If the line $$y = 4 + kx, k > 0$$, is the tangent to the parabola $$y = x - x^2$$ at the point $$P$$ and $$V$$ is the vertex of the parabola, then the slope of the line through $$P$$ and $$V$$ is

We begin by finding the point of tangency. The parabola is $$y = x - x^2$$. At a point $$P = (a, a - a^2)$$, the slope of the tangent is:

$$\frac{dy}{dx} = 1 - 2a$$

Since the tangent line is $$y = 4 + kx$$ with slope $$k$$, it follows that $$k = 1 - 2a$$.

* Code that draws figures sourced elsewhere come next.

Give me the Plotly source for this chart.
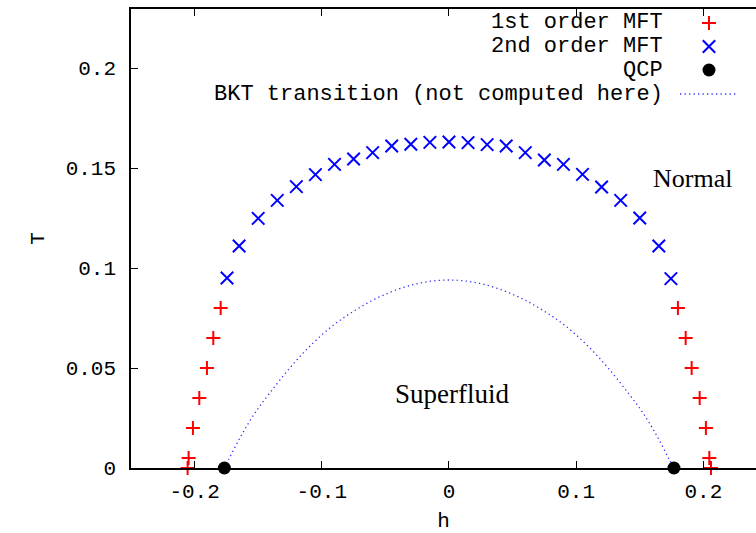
import plotly.graph_objects as go

# ---------------- data ----------------
first_h = [-0.2055, -0.2047, -0.2013, -0.1963, -0.1903, -0.1853, -0.1795,
           0.1800, 0.1861, 0.1908, 0.1971, 0.2020, 0.2047, 0.2060]
first_T = [0.0, 0.005, 0.02, 0.035, 0.05, 0.065, 0.08,
           0.08, 0.065, 0.05, 0.035, 0.02, 0.005, 0.0]

second_h = [-0.1745, -0.165, -0.15, -0.135, -0.12, -0.105, -0.09, -0.075, -0.06,
            -0.045, -0.03, -0.015, 0.0, 0.015, 0.03, 0.045, 0.06, 0.075, 0.09,
            0.105, 0.12, 0.135, 0.15, 0.165, 0.1745]
second_T = [0.095, 0.111, 0.1248, 0.1338, 0.1407, 0.1467, 0.1518, 0.1545, 0.1577,
            0.161, 0.1619, 0.1628, 0.163, 0.1627, 0.1617, 0.161, 0.1577, 0.154,
            0.1518, 0.1468, 0.1405, 0.1338, 0.125, 0.111, 0.0947]

qcp_h = [-0.1766, 0.1769]
qcp_T = [0.0, 0.0]

bkt_h = [-0.1766, -0.173, -0.1635, -0.1531, -0.1415, -0.1258, -0.110, -0.0917,
         -0.0734, -0.0524, -0.0262, 0.0, 0.0262, 0.0524, 0.0734, 0.0917, 0.110,
         0.1258, 0.1415, 0.1531, 0.1635, 0.173, 0.1769]
bkt_T = [0.0, 0.0045, 0.0160, 0.0270, 0.0370, 0.0495, 0.0605, 0.0710,
         0.0790, 0.0862, 0.0920, 0.094, 0.0920, 0.0862, 0.0790, 0.0710, 0.0605,
         0.0495, 0.0370, 0.0270, 0.0160, 0.0045, 0.0]

x_tickvals = [-0.2, -0.1, 0.0, 0.1, 0.2]
x_ticktext = ["-0.2", "-0.1", "0", "0.1", "0.2"]
y_tickvals = [0.0, 0.05, 0.1, 0.15, 0.2]
y_ticktext = ["0", "0.05", "0.1", "0.15", "0.2"]

legend_labels = ["1st order MFT", "2nd order MFT", "QCP", "BKT transition (not computed here)"]

MONO = "Liberation Mono"
SERIF = "Liberation Serif"
RED = "#ff0000"
BLUE = "#0000ff"
DOT_BLUE = "#3333ff"

fig = go.Figure()

fig.add_trace(go.Scatter(x=bkt_h, y=bkt_T, mode="lines", line_shape="spline",
                         line=dict(color=DOT_BLUE, width=1.3, dash="1.3px,3.2px"),
                         name=legend_labels[3], cliponaxis=False))
fig.add_trace(go.Scatter(x=first_h, y=first_T, mode="markers", name=legend_labels[0],
                         marker=dict(symbol="cross-thin", size=10,
                                     line=dict(color=RED, width=2)),
                         cliponaxis=False))
fig.add_trace(go.Scatter(x=second_h, y=second_T, mode="markers", name=legend_labels[1],
                         marker=dict(symbol="x-thin", size=12.5,
                                     line=dict(color=BLUE, width=2)),
                         cliponaxis=False))
fig.add_trace(go.Scatter(x=qcp_h, y=qcp_T, mode="markers", name=legend_labels[2],
                         marker=dict(symbol="circle", size=13, color="black"),
                         cliponaxis=False))

# ---------------- gnuplot-style key (text right, sample on the right) ----------------
row_y = [0.9695, 0.9183, 0.8671, 0.8148]
text_x = 0.8544
sym_x = 0.9248
annotations = []
for lbl, yy in zip(legend_labels, row_y):
    annotations.append(dict(xref="paper", yref="paper", x=text_x, y=yy, text=lbl,
                            xanchor="right", yanchor="middle", align="right",
                            showarrow=False, font=dict(family=MONO, size=22, color="black")))

def seg(yy, x0, x1, y0, y1, color):
    return dict(type="line", xref="paper", yref="paper", xsizemode="pixel", ysizemode="pixel",
                xanchor=sym_x, yanchor=yy, x0=x0, x1=x1, y0=y0, y1=y1,
                line=dict(color=color, width=2))

shapes = [
    seg(row_y[0], -7, 7, 0, 0, RED),
    seg(row_y[0], 0, 0, -7, 7, RED),
    seg(row_y[1], -6.2, 6.2, -6.2, 6.2, BLUE),
    seg(row_y[1], -6.2, 6.2, 6.2, -6.2, BLUE),
    dict(type="circle", xref="paper", yref="paper", xsizemode="pixel", ysizemode="pixel",
         xanchor=sym_x, yanchor=row_y[2], x0=-6.5, x1=6.5, y0=-6.5, y1=6.5,
         fillcolor="black", line=dict(color="black", width=0)),
    dict(type="line", xref="paper", yref="paper", x0=0.8784, x1=0.9696,
         y0=row_y[3], y1=row_y[3],
         line=dict(color=DOT_BLUE, width=1.3, dash="1.3px,3.2px")),
]

# region labels
annotations.append(dict(x=0.1916, y=0.1448, xref="x", yref="y", text="Normal", showarrow=False,
                        xanchor="center", yanchor="middle",
                        font=dict(family=SERIF, size=26, color="black")))
annotations.append(dict(x=0.002, y=0.037, xref="x", yref="y", text="Superfluid", showarrow=False,
                        xanchor="center", yanchor="middle",
                        font=dict(family=SERIF, size=27, color="black")))

fig.update_layout(
    width=756, height=533,
    margin=dict(l=131, r=0, t=9, b=65, autoexpand=False),
    paper_bgcolor="white", plot_bgcolor="white",
    showlegend=False,
    annotations=annotations,
    shapes=shapes,
    xaxis=dict(range=[-0.25, 0.2414], showgrid=False, zeroline=False,
               showline=True, linecolor="black", linewidth=1.5, mirror="ticks",
               ticks="inside", ticklen=7, tickwidth=1.2, tickcolor="black",
               tickvals=x_tickvals, ticktext=x_ticktext, ticklabelstandoff=3,
               tickfont=dict(family=MONO, size=21, color="black"),
               title=dict(text="h", standoff=18, font=dict(family=MONO, size=21, color="black"))),
    yaxis=dict(range=[0, 0.2295], showgrid=False, zeroline=False,
               showline=True, linecolor="black", linewidth=1.5, mirror=False,
               ticks="inside", ticklen=7, tickwidth=1.2, tickcolor="black",
               tickvals=y_tickvals, ticktext=y_ticktext, ticklabelstandoff=9,
               tickfont=dict(family=MONO, size=21, color="black"),
               title=dict(text="T", standoff=15, font=dict(family=MONO, size=21, color="black"))),
)

fig.write_html("out.html")
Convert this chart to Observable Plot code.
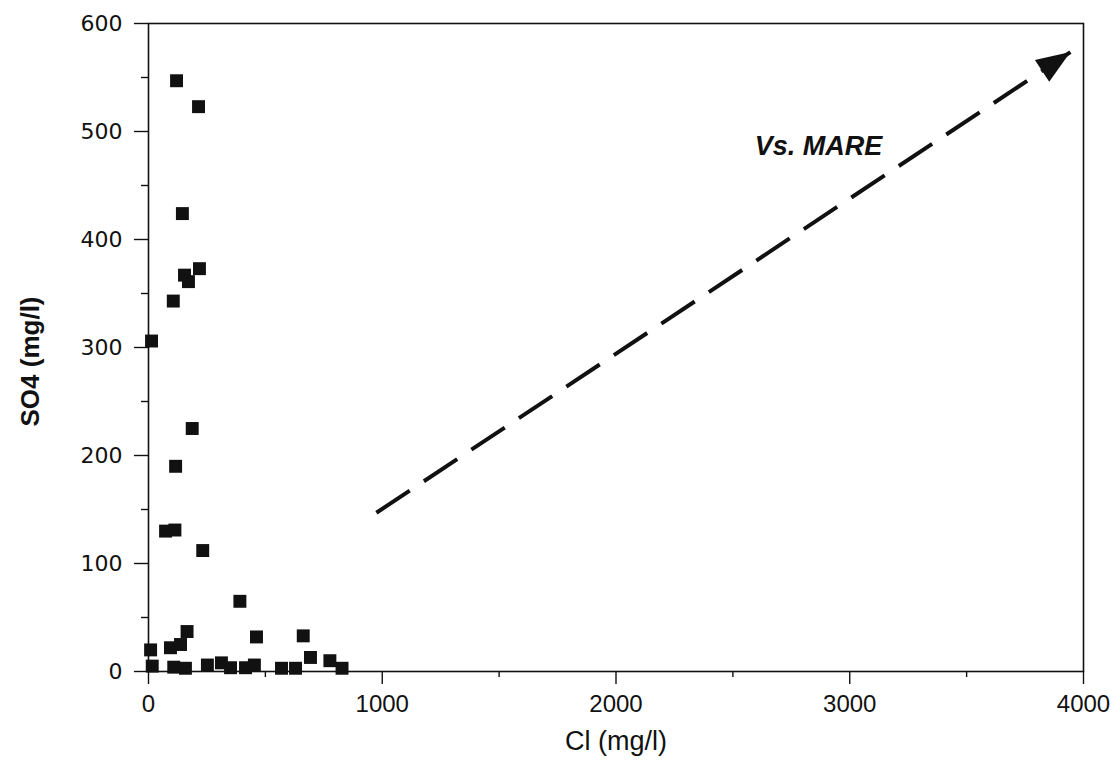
<!DOCTYPE html>
<html>
<head>
<meta charset="utf-8">
<script src="https://cdn.jsdelivr.net/npm/d3@7"></script>
<script src="https://cdn.jsdelivr.net/npm/@observablehq/plot@0.6"></script>
<style>
  html, body { margin: 0; padding: 0; background: #fff; }
</style>
</head>
<body>
<div id="chart"></div>
<script>
// Cl (mg/l) and SO4 (mg/l) for each sample
const cl  = [120, 214, 145, 154, 171, 218, 106, 13, 187, 116, 73, 113, 232, 391,
             9, 16, 94, 137, 165, 108, 158, 252, 312, 351, 415, 462, 453, 569, 629, 662, 693, 776, 828];
const so4 = [547, 523, 424, 367, 361, 373, 343, 306, 225, 190, 130, 131, 112, 65,
             20, 5, 22, 25, 37, 4, 3, 6, 8, 3.5, 3.5, 32, 6, 3, 3, 33, 13, 10, 3];

const xTicks = [0, 1000, 2000, 3000, 4000];
const xMinor = [500, 1500, 2500, 3500];
const yTicks = [0, 100, 200, 300, 400, 500, 600];
const yMinor = [50, 150, 250, 350, 450, 550];

// Arrow annotation "Vs. MARE" (start and tip in data units)
const arrowStart = [975, 147];
const arrowTip = [3944, 573.5];
const annotation = {text: "Vs. MARE", cl: 2866, so4: 486};

const samples = cl.map((c, i) => ({cl: c, so4: so4[i]}));

const headSymbol = {
  draw(ctx) {
    ctx.moveTo(0, 0);
    ctx.lineTo(-13, 34);
    ctx.lineTo(13, 34);
    ctx.closePath();
  }
};

const chart = Plot.plot({
  width: 1116,
  height: 775,
  marginLeft: 148,
  marginRight: 33,
  marginTop: 23,
  marginBottom: 104,
  style: {background: "#fff", color: "#111"},
  x: {domain: [0, 4000]},
  y: {domain: [0, 600]},
  marks: [
    Plot.frame({stroke: "#111", strokeWidth: 1.6}),
    Plot.axisX({ticks: xTicks, tickSize: 13, tickPadding: 10, tickFormat: d => String(d), label: null, strokeWidth: 1.4,
      fontSize: 24, fontFamily: "Liberation Sans, Arial, sans-serif"}),
    Plot.axisX({ticks: xMinor, tickSize: 6, tickFormat: () => "", label: null, strokeWidth: 1.4}),
    Plot.axisY({ticks: yTicks, tickSize: 14, tickPadding: 12, tickFormat: d => String(d), label: null, strokeWidth: 1.4,
      fontSize: 22, fontFamily: "DejaVu Sans, sans-serif"}),
    Plot.axisY({ticks: yMinor, tickSize: 7, tickFormat: () => "", label: null, strokeWidth: 1.4}),
    Plot.dot(samples, {x: "cl", y: "so4", symbol: "square", r: 7.3, fill: "#111", stroke: "none"}),
    Plot.link([{x1: arrowStart[0], y1: arrowStart[1], x2: arrowTip[0], y2: arrowTip[1]}],
      {x1: "x1", y1: "y1", x2: "x2", y2: "y2", stroke: "#111", strokeWidth: 4, strokeDasharray: "40,17"}),
    Plot.dot([{x: arrowTip[0], y: arrowTip[1]}], {x: "x", y: "y", symbol: headSymbol, r: 10, fill: "#111", stroke: "none", rotate: 56.5}),
    Plot.text([annotation], {x: "cl", y: "so4", text: "text", fontSize: 27, fontWeight: "bold", fontStyle: "italic",
      fontFamily: "Liberation Sans, Arial, sans-serif", fill: "#111"}),
    Plot.text(["Cl (mg/l)"], {frameAnchor: "bottom", dy: 78, fontSize: 27,
      fontFamily: "Liberation Sans, Arial, sans-serif", fill: "#111"}),
    Plot.text(["SO4 (mg/l)"], {frameAnchor: "left", textAnchor: "middle", dx: -118, dy: 14, rotate: -90, fontSize: 26, fontWeight: "bold",
      fontFamily: "Liberation Sans, Arial, sans-serif", fill: "#111"})
  ]
});
document.getElementById("chart").append(chart);
</script>
</body>
</html>
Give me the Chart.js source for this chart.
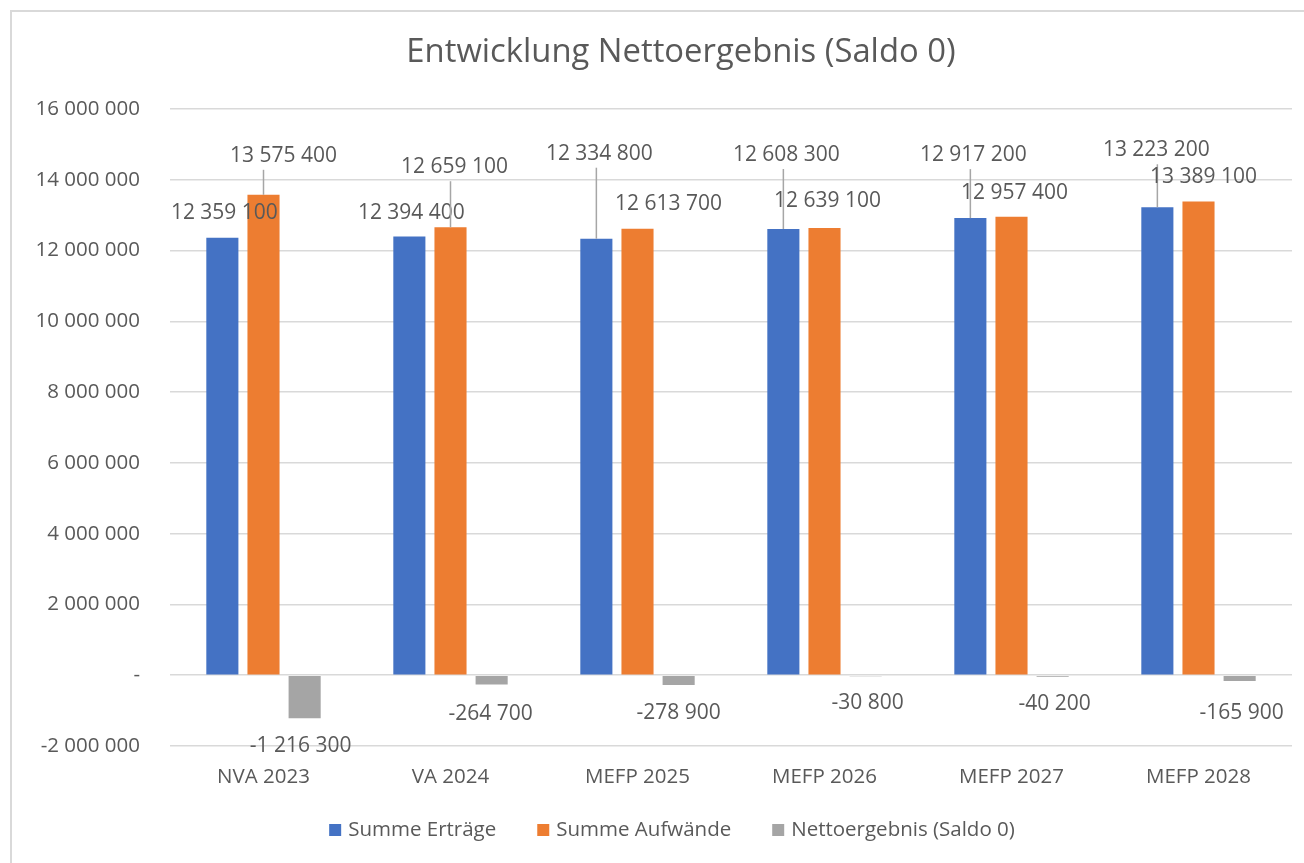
<!DOCTYPE html>
<html>
<head>
<meta charset="utf-8">
<script src="https://cdn.jsdelivr.net/npm/chart.js@4.4.1/dist/chart.umd.min.js"></script>
<style>
  html, body { margin: 0; padding: 0; background: #fff; overflow: hidden; }
  #frame { position: absolute; left: 10px; top: 10px; width: 1400px; height: 900px; border: 2px solid #d9d9d9; box-sizing: border-box; }
  #wrap { position: absolute; left: 0; top: 0; width: 1304px; height: 863px; }
</style>
</head>
<body>
<div id="frame"></div>
<div id="wrap"><canvas id="chart"></canvas></div>
<script>
const categories = ["NVA 2023", "VA 2024", "MEFP 2025", "MEFP 2026", "MEFP 2027", "MEFP 2028"];
const summeErtraege = [12359100, 12394400, 12334800, 12608300, 12917200, 13223200];
const summeAufwaende = [13575400, 12659100, 12613700, 12639100, 12957400, 13389100];
const nettoergebnis = [-1216300, -264700, -278900, -30800, -40200, -165900];
const yMin = -2000000;
const yMax = 16000000;
const yStep = 2000000;
const chartTitle = "Entwicklung Nettoergebnis (Saldo 0)";

// label offsets (px) from the bar end, as the labels were dragged in the original
const shiftErtraege = [[2, -25], [2, -24], [3, -85], [3, -74], [3, -63], [-1, -57]];
const shiftAufwaende = [[20, -39], [4, -60], [31, -25], [3, -27], [3, -24], [5, -24]];
const shiftNetto = [[-4, 28], [-1, 29], [0, 28], [2, 27], [2, 27], [2, 32]];

const textColor = "#595959";
const fontFamily = "'Open Sans', sans-serif";

function fmt(n) {
  if (n === 0) return "-";
  const s = String(Math.abs(n)).replace(/\B(?=(\d{3})+(?!\d))/g, " ");
  return (n < 0 ? "-" : "") + s;
}

const valueLabels = {
  id: "valueLabels",
  afterDatasetsDraw(chart) {
    const ctx = chart.ctx;
    ctx.save();
    ctx.font = "21px " + fontFamily;
    ctx.textAlign = "center";
    ctx.textBaseline = "middle";
    chart.data.datasets.forEach((ds, di) => {
      const meta = chart.getDatasetMeta(di);
      meta.data.forEach((bar, i) => {
        const [dx, dy] = ds.labelShift[i];
        const x = bar.x + dx;
        const y = bar.y + dy;
        const text = fmt(ds.data[i]);
        if (Math.abs(dy) > 35) {
          const w = ctx.measureText(text).width;
          const sx = Math.min(Math.max(bar.x, x - w / 2), x + w / 2);
          ctx.strokeStyle = "#a6a6a6";
          ctx.lineWidth = 1.5;
          ctx.beginPath();
          ctx.moveTo(sx, y + 14);
          ctx.lineTo(bar.x, bar.y);
          ctx.stroke();
        }
        ctx.fillStyle = textColor;
        ctx.fillText(text, x, y);
      });
    });
    ctx.restore();
  }
};

// title and legend drawn Excel-style (centred off the plot, tight box-to-text gap)
const header = {
  id: "header",
  afterDraw(chart) {
    const ctx = chart.ctx;
    ctx.save();
    ctx.fillStyle = textColor;
    ctx.textBaseline = "middle";
    ctx.textAlign = "center";
    ctx.font = "32.8px " + fontFamily;
    ctx.fillText(chartTitle, 681, 53);

    ctx.font = "20.5px " + fontFamily;
    ctx.textAlign = "left";
    const box = 12, gap = 7, spacing = 41;
    const items = chart.data.datasets.map((ds) => ({
      text: ds.label,
      color: ds.backgroundColor,
      w: box + gap + ctx.measureText(ds.label).width,
    }));
    const total = items.reduce((s, it) => s + it.w, 0) + spacing * (items.length - 1);
    let x = 672 - total / 2;
    const y = 830;
    items.forEach((it) => {
      ctx.fillStyle = it.color;
      ctx.fillRect(x, y - box / 2, box, box);
      ctx.fillStyle = textColor;
      ctx.fillText(it.text, x + box + gap, y);
      x += it.w + spacing;
    });
    ctx.restore();
  }
};

new Chart(document.getElementById("chart"), {
  type: "bar",
  data: {
    labels: categories,
    datasets: [
      {
        label: "Summe Erträge",
        data: summeErtraege,
        backgroundColor: "#4472c4",
        labelShift: shiftErtraege,
      },
      {
        label: "Summe Aufwände",
        data: summeAufwaende,
        backgroundColor: "#ed7d31",
        labelShift: shiftAufwaende,
      },
      {
        label: "Nettoergebnis (Saldo 0)",
        data: nettoergebnis,
        backgroundColor: "#a5a5a5",
        labelShift: shiftNetto,
      },
    ],
  },
  options: {
    responsive: true,
    maintainAspectRatio: false,
    animation: false,
    categoryPercentage: 0.66,
    barPercentage: 0.78,
    layout: {
      padding: { left: 0, right: 12, top: 109, bottom: 72 },
    },
    plugins: {
      title: { display: false },
      legend: { display: false },
      tooltip: { enabled: false },
    },
    scales: {
      x: {
        grid: { display: false },
        border: { display: false },
        ticks: {
          color: textColor,
          font: { family: fontFamily, size: 20.5 },
          padding: 11,
        },
        afterFit(scale) {
          scale.height = 45;
        },
      },
      y: {
        min: yMin,
        max: yMax,
        grid: { color: "#d9d9d9", lineWidth: 1.5, drawTicks: false },
        border: { display: false },
        ticks: {
          stepSize: yStep,
          color: textColor,
          font: { family: fontFamily, size: 20.5 },
          padding: 30,
          callback: (v) => fmt(v),
        },
        afterFit(scale) {
          scale.width = 170;
        },
      },
    },
  },
  plugins: [valueLabels, header],
});
</script>
</body>
</html>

Requiring that the point $$P$$ lies on the tangent line gives $$a - a^2 = 4 + ka = 4 + (1 - 2a)a = 4 + a - 2a^2$$, which simplifies to $$a - a^2 = 4 + a - 2a^2$$.

This leads to $$a^2 = 4$$ and hence $$a = \pm 2$$.

Since $$k > 0$$, we have $$1 - 2a > 0 \Rightarrow a < \frac{1}{2}$$, so the correct choice is $$a = -2$$.

$$k = 1 - 2(-2) = 5$$ and $$P = (-2, -2 - 4) = (-2, -6)$$.

To find the vertex of the parabola, rewrite $$y = x - x^2 = -\left(x^2 - x\right) = -\left(x - \frac{1}{2}\right)^2 + \frac{1}{4}$$.

Thus, the vertex is $$V = \left(\frac{1}{2}, \frac{1}{4}\right)$$.

Finally, the slope of line $$PV$$ is $$\text{Slope} = \frac{\frac{1}{4} - (-6)}{\frac{1}{2} - (-2)} = \frac{\frac{1}{4} + 6}{\frac{1}{2} + 2} = \frac{\frac{25}{4}}{\frac{5}{2}} = \frac{25}{4} \times \frac{2}{5} = \frac{5}{2}$$.

Therefore, the slope of the line through $$P$$ and $$V$$ is $$\frac{5}{2}$$, which is Option C.